Lost in the excitement and outrage of Donald Trump’s first three weeks as president of the United States was a minor sartorial scandal: The putative leader of the free world cannot tie a necktie properly. Compared with religious persecution at our borders and the unraveling of decades-old international alliances, this may seem trivial. But could a misbegotten (and far too shiny) necktie reflect weightier issues of self-discipline, competence and integrity?

One should fasten a necktie so that the front falls just at the waist, then thread the narrow end through the loop on the back of the front one to keep it in place. But the president makes the front end much too long — it hangs far below his waistline — while the narrower end sits, stubby and forlorn, only inches below his collar. As a consequence, the too-short, narrower end cannot reach the loop on the overlong wider end, and the two threaten to go off in separate directions, like cabinet members with competing agendas.

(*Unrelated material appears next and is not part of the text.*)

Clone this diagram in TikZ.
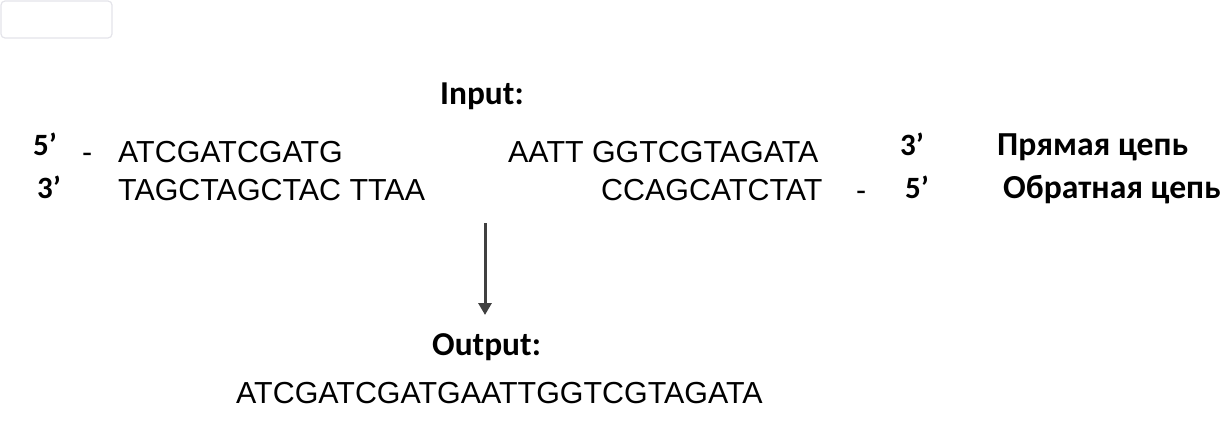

To compensate, the president resorts to a kludge favored by 8-year-olds forced to dress up for a wedding: Scotch tape. Close-up photos from two occasions — one taken during the inauguration! — clearly show a strip of cellophane tape holding the errant tie end in place.

For men of a certain age, learning to tie a tie was a rite of passage. The necktie is a sign of maturity, self-discipline and respect for tradition. The knot in one’s necktie is a biography in silk, communicating details of temperament, character and upbringing. Bulky Double Windsors are brash and extroverted. Perfectly symmetrical knots with centered dimples betray an obsessive-compulsive personality. The Italians have mastered the insouciance of the slightly off-center knot — some even leave the narrower end a bit longer, letting it peek out from behind the thicker one in front, as if to say, I really couldn’t be bothered to redo it.

Trump partisans may well complain: Why is the Italian imperfect tie-knot considered chic and the presidential idiosyncrasy déclassé? Isn’t this a double standard set up by liberal elitists?

As with most sartorial conventions, there is an underlying logic. The long, fat end of Mr. Trump’s tie, flapping in the breeze like an advertising banner or swinging far beneath his belt, is both overly contrived and disproportionate. By contrast, the Italian’s slightly askew tie is visually balanced and charmingly unselfconscious. If the Italian’s tie shows an aristocratic disdain for the trappings of masculine potency, Mr. Trump’s symmetrical but overlong tie stands out like a rehearsed macho boast, crass and overcompensating. In past eras such posturing could be unlawful: The overstuffing of one’s codpiece, for instance, was considered such an affront to public order in Renaissance England that offenders were forced to march through the streets with their stuffing pulled out — their deception exposed for all to see.

And then there is the matter of the tape. This is the opposite of the Italian’s devil-may-care. It betrays a devil who cares too much — and about the wrong things. Whereas the slightly imperfect tie knot demonstrates nonchalance, the badly tied and taped tie suggests a desperate but failed bid to look “correct.” It’s not only a failure, but also a fraud, a paper moon artlessly stuck over a cardboard sea.

Mr. Trump’s neckties tell us something about his social and political ties. He has made the persona of the loud, tacky mogul a sort of trademark. Many of his supporters cheer him on because of his lack of refinement — they consider him a refreshing change from patrician politicians born with a silver tie bar clutched in their long elegant fingers. Mr. Trump comes off as a plebeian hero in spite of his inherited wealth because he did not inherit the sensibilities of the elite. He may have grown up in a plutocrat’s manor, but he was not to the manner born.

Mr. Trump’s tie symbolizes one of the central questions of his candidacy, and now his presidency. Is his seeming ineptness genuine? Or is it part of a contrived performance, designed to deploy the symbols of power while rejecting the conventions of civility that have traditionally defined and constrained them?